Declaring normalization function and assigning class to model variable

In [7]:
model = CapsuleNetwork(**params)




In [8]:
def safe_norm(v, axis=-1, epsilon=1e-7):
    v_ = tf.reduce_sum(tf.square(v), axis = axis, keepdims=True)
    return tf.sqrt(v_ + epsilon)


Defining loss function

In [9]:
def loss_function(v, reconstructed_image, y, y_image):
    
    prediction = safe_norm(v)
    prediction = tf.reshape(prediction, [-1, secondary_capsules])
    
    left_margin = tf.square(tf.maximum(0.0, m_plus - prediction))
    right_margin = tf.square(tf.maximum(0.0, prediction - m_minus))
    
    l = tf.add(y * left_margin, lambda_ * (1.0 - y) * right_margin)
    
    margin_loss = tf.reduce_mean(tf.reduce_sum(l, axis=-1))
    
    y_image_flat = tf.reshape(y_image, [-1, 784])
    reconstruction_loss = tf.reduce_mean(tf.square(y_image_flat - reconstructed_image))
    
    loss = tf.add(margin_loss, alpha * reconstruction_loss)
    
    return loss

Defining traning function

In [10]:
def train(x,y):
    
    y_one_hot = tf.one_hot(y, depth=10)
    with tf.GradientTape() as tape:
        
        v, reconstructed_image = model([x, y_one_hot])
        loss = loss_function(v, reconstructed_image, y_one_hot, x)
        
    grad = tape.gradient(loss, model.trainable_variables)
    optimizer_adam.apply_gradients(zip(grad, model.trainable_variables))
    
    return loss

_ = train(train_x[:32],train_y[:32])


Prediction function declaration and creating a checkpoint

In [11]:
def predict(model, x):
    pred = safe_norm(model.predict_capsule_output(x))
    pred = tf.squeeze(pred, [1])
    return np.argmax(pred, axis=1)[:,0]
checkpoint = tf.train.Checkpoint(model=model)
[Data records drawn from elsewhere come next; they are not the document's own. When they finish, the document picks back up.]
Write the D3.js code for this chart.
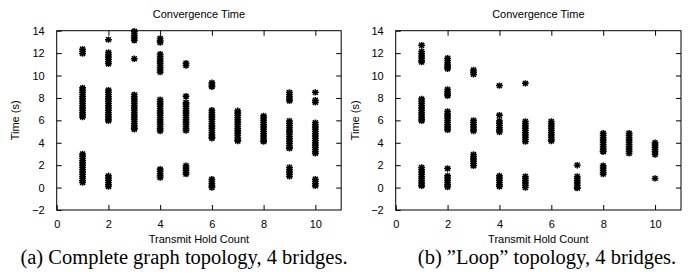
<!DOCTYPE html>
<html><head><meta charset="utf-8">
<script src="https://cdn.jsdelivr.net/npm/d3@7"></script>
<style>body{margin:0;background:#fff}svg{display:block}</style>
</head><body>
<svg id="c" width="689" height="274"></svg>
<script>
// Transmit Hold Count (x) for each column of measured convergence times
const holdCounts = [1, 2, 3, 4, 5, 6, 7, 8, 9, 10];
const xTicks = [0, 2, 4, 6, 8, 10];
const yTicks = [-2, 0, 2, 4, 6, 8, 10, 12, 14];

// (a) Complete graph topology, 4 bridges: convergence times (s) per hold count
const completeTimes = [
  [12.35, 12.15, 11.95, 8.9, 8.7, 8.5, 8.3, 8.1, 7.9, 7.7, 7.5, 7.3, 7.1, 6.9, 6.7, 6.5, 6.3, 3.0, 2.8, 2.6, 2.4, 2.2, 2.0, 1.8, 1.6, 1.4, 1.2, 1.0, 0.8, 0.6, 0.45],
  [13.2, 12.05, 11.85, 11.65, 11.45, 11.25, 11.05, 8.7, 8.5, 8.3, 8.1, 7.9, 7.7, 7.5, 7.3, 7.1, 6.9, 6.7, 6.5, 6.3, 6.1, 5.95, 1.05, 0.85, 0.65, 0.45, 0.25, 0.1],
  [13.95, 13.75, 13.55, 13.35, 13.15, 11.5, 8.3, 8.1, 7.9, 7.7, 7.5, 7.3, 7.1, 6.9, 6.7, 6.5, 6.3, 6.1, 5.9, 5.7, 5.5, 5.3, 5.2],
  [13.3, 13.1, 12.95, 11.9, 11.7, 11.5, 11.3, 11.1, 10.9, 10.7, 10.5, 10.3, 7.85, 7.65, 7.45, 7.25, 7.05, 6.85, 6.65, 6.45, 6.25, 6.05, 5.85, 5.65, 5.45, 5.25, 5.05, 1.65, 1.45, 1.25, 1.05, 0.9],
  [11.1, 10.9, 8.15, 7.6, 7.45, 7.25, 7.05, 6.85, 6.65, 6.45, 6.25, 6.05, 5.85, 5.65, 5.45, 5.25, 5.1, 1.95, 1.75, 1.55, 1.35, 1.2],
  [9.35, 9.15, 9.0, 6.9, 6.7, 6.5, 6.3, 6.1, 5.9, 5.7, 5.5, 5.3, 5.1, 4.9, 4.7, 4.5, 4.4, 0.75, 0.55, 0.35, 0.15, 0.0],
  [6.85, 6.65, 6.45, 6.25, 6.05, 5.85, 5.65, 5.45, 5.25, 5.05, 4.85, 4.65, 4.45, 4.25, 4.15],
  [6.4, 6.2, 6.0, 5.8, 5.6, 5.4, 5.2, 5.0, 4.8, 4.6, 4.4, 4.2, 4.1],
  [8.5, 8.3, 8.1, 7.9, 7.75, 5.95, 5.75, 5.55, 5.35, 5.15, 4.95, 4.75, 4.55, 4.35, 4.15, 3.95, 3.75, 3.55, 3.5, 1.8, 1.6, 1.4, 1.2, 1.0],
  [8.5, 7.8, 7.6, 5.8, 5.6, 5.4, 5.2, 5.0, 4.8, 4.6, 4.4, 4.2, 4.0, 3.8, 3.6, 3.4, 3.2, 3.05, 0.75, 0.55, 0.35, 0.15]
];

// (b) "Loop" topology, 4 bridges: convergence times (s) per hold count
const loopTimes = [
  [12.7, 12.15, 11.95, 11.75, 11.55, 11.35, 11.2, 7.9, 7.7, 7.5, 7.3, 7.1, 6.9, 6.7, 6.5, 6.3, 6.1, 5.95, 1.8, 1.6, 1.4, 1.2, 1.0, 0.8, 0.6, 0.4, 0.2, 0.15],
  [11.55, 11.35, 11.15, 10.95, 10.75, 10.6, 8.75, 8.55, 8.35, 8.2, 6.8, 6.6, 6.4, 6.2, 6.0, 5.8, 5.6, 5.4, 5.2, 5.15, 1.7, 1.05, 0.85, 0.65, 0.45, 0.25, 0.05],
  [10.5, 10.3, 10.1, 6.0, 5.8, 5.6, 5.4, 5.2, 5.05, 2.95, 2.75, 2.55, 2.35, 2.15, 1.95],
  [9.1, 6.45, 5.95, 5.75, 5.55, 5.35, 5.15, 4.95, 1.05, 0.85, 0.65, 0.45, 0.25, 0.1],
  [9.3, 5.9, 5.7, 5.5, 5.3, 5.1, 4.9, 4.7, 4.5, 4.3, 4.1, 1.0, 0.8, 0.6, 0.4, 0.2, 0.0],
  [5.9, 5.7, 5.5, 5.3, 5.1, 4.9, 4.7, 4.5, 4.3, 4.15],
  [2.0, 1.0, 0.8, 0.6, 0.4, 0.2, 0.0, -0.05],
  [4.85, 4.65, 4.45, 4.25, 4.05, 3.85, 3.65, 3.45, 3.25, 3.2, 1.95, 1.75, 1.55, 1.35, 1.2],
  [4.85, 4.65, 4.45, 4.25, 4.05, 3.85, 3.65, 3.45, 3.25, 3.05],
  [4.0, 3.8, 3.6, 3.4, 3.2, 2.95, 0.82]
];

const titleText = "Convergence Time";
const xLabel = "Transmit Hold Count";
const yLabel = "Time (s)";
const captions = ["(a) Complete graph topology, 4 bridges.", "(b) \u201DLoop\u201D topology, 4 bridges."];

const svg = d3.select("#c");
const sans = "'Liberation Sans', Arial, Helvetica, sans-serif";
const serif = "'Liberation Serif', 'Times New Roman', serif";

const panels = [
  {times: completeTimes, left: 56.7, right: 341.2, caption: captions[0], capX: 184, ylabX: 15.5},
  {times: loopTimes, left: 395.7, right: 681, caption: captions[1], capX: 547, ylabX: 355}
];
const plotTop = 30.7, plotBottom = 210;
const star = "M-3.4,0H3.4M0,-3.2V3.2M-2.5,-2.4L2.5,2.4M-2.5,2.4L2.5,-2.4";

panels.forEach(p => {
  const x = d3.scaleLinear().domain([0, 11]).range([p.left, p.right]);
  const y = d3.scaleLinear().domain([-2, 14]).range([plotBottom, plotTop]);
  const g = svg.append("g");

  // points
  const pts = [];
  holdCounts.forEach((h, i) => p.times[i].forEach(t => pts.push([h, t])));
  g.append("g").selectAll("path").data(pts).join("path")
    .attr("transform", d => `translate(${x(d[0])},${y(d[1])})`)
    .attr("d", star).attr("fill", "none").attr("stroke", "#000").attr("stroke-width", 1.5);

  // axes (gnuplot style: inward ticks, mirrored)
  const tl = 5;
  const axB = g.append("g").attr("transform", `translate(0,${plotBottom})`)
    .call(d3.axisBottom(x).tickValues(xTicks).tickSizeInner(-tl).tickSizeOuter(0).tickPadding(10));
  const axT = g.append("g").attr("transform", `translate(0,${plotTop})`)
    .call(d3.axisTop(x).tickValues(xTicks.filter(v => v > 0)).tickSizeInner(-tl).tickSizeOuter(0).tickFormat(""));
  const axL = g.append("g").attr("transform", `translate(${p.left},0)`)
    .call(d3.axisLeft(y).tickValues(yTicks).tickSizeInner(-tl).tickSizeOuter(0).tickPadding(12));
  const axR = g.append("g").attr("transform", `translate(${p.right},0)`)
    .call(d3.axisRight(y).tickValues(yTicks.filter(v => v > -2 && v < 14)).tickSizeInner(-tl).tickSizeOuter(0).tickFormat(""));
  [axB, axT, axL, axR].forEach(a => {
    a.selectAll(".domain").remove();
    a.selectAll("line").attr("stroke", "#000");
    a.selectAll("text").attr("font-family", sans).attr("font-size", 11).attr("fill", "#000");
  });
  g.append("rect").attr("x", p.left).attr("y", plotTop).attr("width", p.right - p.left).attr("height", plotBottom - plotTop)
    .attr("fill", "none").attr("stroke", "#000").attr("stroke-width", 1);

  const cx = (p.left + p.right) / 2;
  g.append("text").attr("x", cx).attr("y", 18).attr("text-anchor", "middle")
    .attr("font-family", sans).attr("font-size", 11).text(titleText);
  g.append("text").attr("x", cx).attr("y", 243).attr("text-anchor", "middle")
    .attr("font-family", sans).attr("font-size", 11).text(xLabel);
  g.append("text").attr("transform", `translate(${p.ylabX},${(plotTop + plotBottom) / 2}) rotate(-90)`)
    .attr("text-anchor", "middle").attr("dy", "0.35em")
    .attr("font-family", sans).attr("font-size", 11).text(yLabel);
  g.append("text").attr("x", p.capX).attr("y", 264).attr("text-anchor", "middle")
    .attr("font-family", serif).attr("font-size", 20.5).text(p.caption);
});
</script>
</body></html>
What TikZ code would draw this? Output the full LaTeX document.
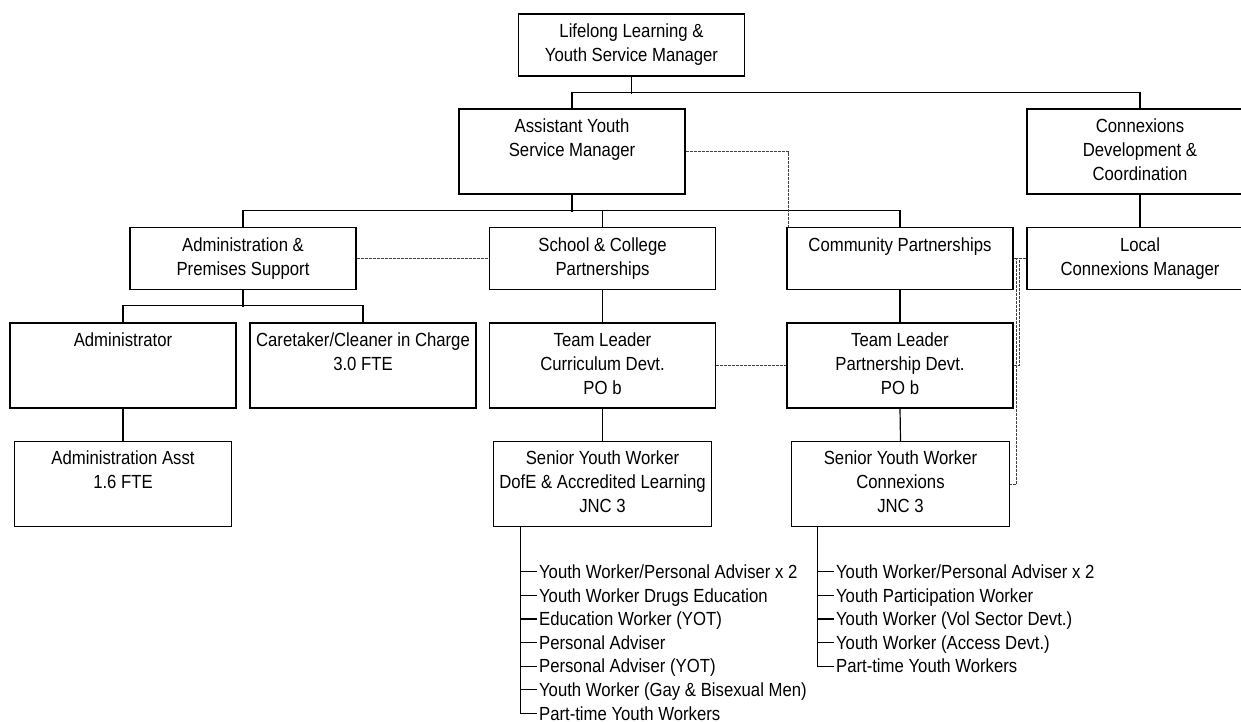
\documentclass[tikz,border=0pt]{standalone}
\usepackage{fontspec}
\setmainfont{Liberation Sans}[FakeStretch=0.88]
\usepackage{tikz}
\tikzset{ org_box/.style = {rectangle, draw, align=center, inner sep=0pt, minimum width=113pt, minimum height=42.5pt, font=\fontsize{9.5}{12}\selectfont} }
\tikzset{ flat_box/.style = {org_box, minimum height=30.75pt} }
\tikzset{ small_box/.style = {org_box, minimum width=108.75pt} }
\tikzset{ list_item/.style = {anchor=west, inner xsep=0.75pt, inner ysep=0pt, text height=6.8pt, text depth=0pt, font=\fontsize{9.5}{12}\selectfont} }
\tikzset{ dot_link/.style = {line width=0.5pt, black!75, dash pattern=on 1.5pt off 0.5pt} }

\begin{document}
\begin{tikzpicture}[x=0.5pt,y=-0.5pt,line width=0.6pt]
        \useasboundingbox (0,0) rectangle (1241,722);
        \node[flat_box, minimum height=31pt] (lead) at (631.5,45) {\strut Lifelong Learning \&\\Youth Service Manager\strut};
        \node[org_box] (asst) at (572,151.5) {\strut Assistant Youth\\Service Manager\\~\strut};
        \node[org_box] (cdev) at (1140,151.5) {\strut Connexions\\Development \&\\Coordination\strut};
        \node[flat_box] (admin) at (243,258.5) {\strut Administration \&\\Premises Support\strut};
        \node[flat_box] (school) at (602.5,258.5) {\strut School \& College\\Partnerships\strut};
        \node[flat_box] (comm) at (900,258.5) {\strut Community Partnerships\\~\strut};
        \node[flat_box] (lcm) at (1140,258.5) {\strut Local\\Connexions Manager\strut};
        \node[org_box] (adm) at (123,365.5) {\strut Administrator\\~\\~\strut};
        \node[org_box] (care) at (363,365.5) {\strut Caretaker/Cleaner in Charge\\3.0 FTE\\~\strut};
        \node[org_box] (tlcd) at (602.5,365.5) {\strut Team Leader\\Curriculum Devt.\\PO b\strut};
        \node[org_box] (tlpd) at (900,365.5) {\strut Team Leader\\Partnership Devt.\\PO b\strut};
        \node[small_box] (asst2) at (123,484) {\strut Administration Asst\\1.6 FTE\\~\strut};
        \node[small_box] (sywd) at (602.5,484) {\strut Senior Youth Worker\\DofE \& Accredited Learning\\JNC 3\strut};
        \node[small_box] (sywc) at (900.5,484) {\strut Senior Youth Worker\\Connexions\\JNC 3\strut};
        \draw (lead.south) -- ++(0,17);
        \draw (asst.north) -- ++(0,-16) -| (cdev.north);
        \draw (asst.south) -- ++(0,17);
        \draw (admin.north) -- ++(0,-17) -| (comm.north);
        \draw (school.north) -- ++(0,-17);
        \draw (cdev.south) -- (lcm.north);
        \draw (admin.south) -- ++(0,17);
        \draw (adm.north) -- ++(0,-17) -| (care.north);
        \draw (adm.south) -- (asst2.north);
        \draw (school.south) -- (tlcd.north);
        \draw (tlcd.south) -- (sywd.north);
        \draw (comm.south) -- (tlpd.north);
        \draw (tlpd.south) -- (sywc.north);
        \draw[dot_link] (asst.east) -| ([xshift=1pt]comm.north west);
        \draw[dot_link] (admin.east) -- (school.west);
        \draw[dot_link] (tlcd.east) -- (tlpd.west);
        \draw[dot_link] (lcm.west) -- (comm.east);
        \draw[dot_link] (lcm.west) -- ++(-7,0) |- (tlpd.east);
        \draw[dot_link] (lcm.west) -- ++(-10,0) |- (sywc.east);
        \coordinate (dstem) at ([xshift=13.5pt]sywd.south west);
        \coordinate (cstem) at ([xshift=13pt]sywc.south west);
        \node[list_item] (d1) at (537,571.7) {Youth Worker/Personal Adviser x 2};
        \node[list_item] (d2) at (537,595.3) {Youth Worker Drugs Education};
        \node[list_item] (d3) at (537,618.9) {Education Worker (YOT)};
        \node[list_item] (d4) at (537,642.5) {Personal Adviser};
        \node[list_item] (d5) at (537,666.1) {Personal Adviser (YOT)};
        \node[list_item] (d6) at (537,689.7) {Youth Worker (Gay \& Bisexual Men)};
        \node[list_item] (d7) at (537,713.3) {Part-time Youth Workers};
        \node[list_item] (c1) at (834,571.7) {Youth Worker/Personal Adviser x 2};
        \node[list_item] (c2) at (834,595.3) {Youth Participation Worker};
        \node[list_item] (c3) at (834,618.9) {Youth Worker (Vol Sector Devt.)};
        \node[list_item] (c4) at (834,642.5) {Youth Worker (Access Devt.)};
        \node[list_item] (c5) at (834,666.1) {Part-time Youth Workers};
        \draw (dstem) |- (d7.west);
        \draw (dstem |- d1.west) -- (d1.west);
        \draw (dstem |- d2.west) -- (d2.west);
        \draw (dstem |- d3.west) -- (d3.west);
        \draw (dstem |- d4.west) -- (d4.west);
        \draw (dstem |- d5.west) -- (d5.west);
        \draw (dstem |- d6.west) -- (d6.west);
        \draw (cstem) |- (c5.west);
        \draw (cstem |- c1.west) -- (c1.west);
        \draw (cstem |- c2.west) -- (c2.west);
        \draw (cstem |- c3.west) -- (c3.west);
        \draw (cstem |- c4.west) -- (c4.west);
        \end{tikzpicture}
\end{document}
Running the training function

In [15]:
losses = []
accuracy = []

for i in range(1, epochs+1, 1):

    loss = 0
    with tqdm(total=len(train_dataset)) as progress_bar:
        
        description = "Epoch " + str(i) + " of " + str(epochs)
        progress_bar.set_description_str(description)

        for X_batch, y_batch in train_dataset:

            loss += train(X_batch,y_batch)
            progress_bar.update(1)

        loss /= len(train_dataset)
        losses.append(loss.numpy())
        
        training_sum = 0

        #statement = "Loss :" + str(loss.numpy()) + " Evaluating Accuracy ..."
        progress_bar.set_postfix_str("Loss :" + str(loss.numpy()) + " Evaluating Accuracy ...")

        for X_batch, y_batch in train_dataset:
            training_sum += sum(predict(model, X_batch)==y_batch.numpy())
        accuracy.append(training_sum/train_size)

        #with file_writer.as_default():
            #tf.summary.scalar('Loss', data=loss.numpy(), step=i)
            #tf.summary.scalar('Accuracy', data=accuracy[-1], step=i)
        
        #print_statement = "Loss :" + str(loss.numpy()) + " Accuracy :" + str(accuracy[-1])

        if i % 10 == 0:
            #print_statement += ' Checkpoint Saved'
            checkpoint.save(checkpoint_path)
        
        progress_bar.set_postfix_str("Loss :" + str(loss.numpy()) + " Accuracy :" + str(accuracy[-1]))

Epoch 1 of 2: 100%|██████████| 938/938 [49:03<00:00,  3.14s/it, Loss :0.045737065 Accuracy :0.9859833333333333]
Epoch 2 of 2: 100%|██████████| 938/938 [44:44<00:00,  2.86s/it, Loss :0.016288744 Accuracy :0.9901]       


Showing accuracy of model

In [16]:
test_sum = 0
for X_batch, y_batch in test_dataset:
    test_sum += sum(predict(model, X_batch)==y_batch.numpy())
print(test_sum/test_size)

0.9853